The Dutch economy took its biggest-ever hit from the global coronavirus pandemic as lockdowns brought activity in the country to a standstill, data showed on Friday 14 August 2020. The EU’s fifth-biggest economy shrank by 8.5 percent in the period from April to June compared with the preceding three months, Statistics Netherlands (CBS) said.
8.5 percent GDP contraction in Q2
According to the second estimate of gross domestic product (GDP) conducted by CBS, GDP contracted by 8.5 percent in Q2 2020 relative to the previous quarter. The decline was mainly due to falling household consumption, while investments and the trade balance also fell significantly. Relative to one year previously, GDP contracted by 9.3 percent.
'From a historical perspective, this shrinkage is unprecedented. More than twice the crisis in 2008. These are simply dramatic figures', says Bas Jacobs, Professor of Public Economics at Erasmus School of Economics.
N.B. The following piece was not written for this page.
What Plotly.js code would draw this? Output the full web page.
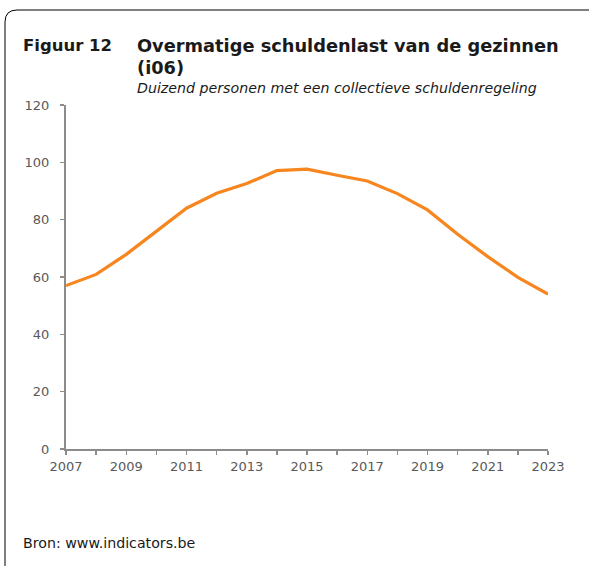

Consumer and producer confidence less negative
According to CBS, the economy has been recovering in recent months. The general economic picture in August is less gloomy, although the Netherlands is 'still deep in the recession'. There are bright spots: both consumer and producer confidence are less negative. In July, confidence improved compared to the previous month. Both are positioned below their long-term averages.
The Dutch Government should really think carefully about a new series of support measures. Jacobs: ‘It is good that we were able to absorb the blow in the short term. It is crucial to keep the virus under control for the effectiveness of any new funding round. If that doesn't work and entire industries would become unprofitable forever, then there's no point in supporting them any longer.’